- Theatrical release poster
- Directed by: Gerd Oswald
- Screenplay by: Leonard Heideman; Emmett Murphy;
- Produced by: Hal R. Makelim
- Starring: Sterling Hayden; Anita Ekberg; Anthony Steel;
- Cinematography: Ernest Laszlo
- Edited by: David Bretherton
- Music by: Albert Glasser
- Color process: Black and white
- Production company: Hal R. Makelim Productions
- Distributed by: United Artists
- Release date: August 1, 1957;
- Running time: 82 minutes
- Country: United States
- Language: English

= Valerie (film) =

1957 film by Gerd Oswald nice

Valerie is a 1957 American Western film directed by Gerd Oswald and starring Sterling Hayden, Anita Ekberg and Anthony Steel. The film was apparently inspired by Akira Kurosawa's 1950 classic Rashomon.

==Plot==
Rancher John Garth is arrested for critically wounding his wife Valerie and killing her parents. During Garth's trial, contradictory flashback sequences are depicted.

==Production==
Filming for Valerie started in December 1956. It was the only film that Anthony Steel and Anita Ekberg made together during their marriage.

==Reception==
Variety called the film "a challenging experiment."
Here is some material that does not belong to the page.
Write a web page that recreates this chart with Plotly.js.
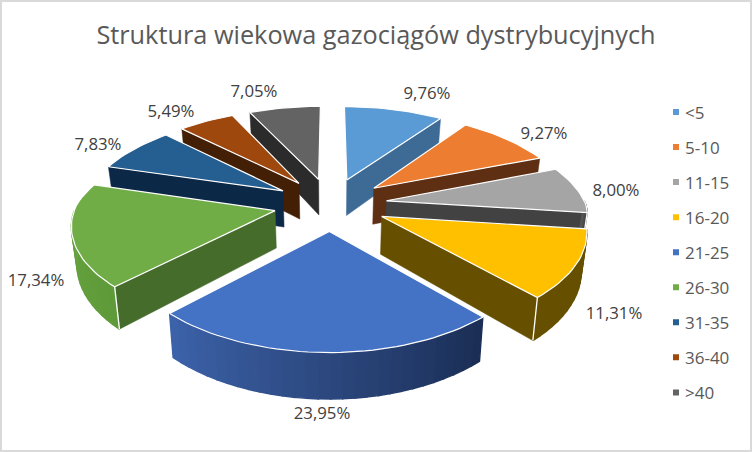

In a contemporary review in Baltimore's The Evening Sun, reviewer Hope Pantell wrote: "This opus opens with an assortment of bodies, then proceeds to show, sometimes in painfully long-winded fashion, how they got to be so stiff."

Writing in The Philadelphia Inquirer, reviewer Samuel L. Singer assessed the lead actors' performances: "Lovely Anita Ekberg, Swedish beauty, displays her charms and engages in a limited amount of histrionics. Sterling Hayden is grimly nonsmiling as her husband, and Anthony Steel, her real-life husband, is convincing as the minister."

==Home media==
Valerie was released on DVD by MGM Home Video on September 26, 2011 via MGM's MOD (manufacture-on-demand) program through Amazon.com.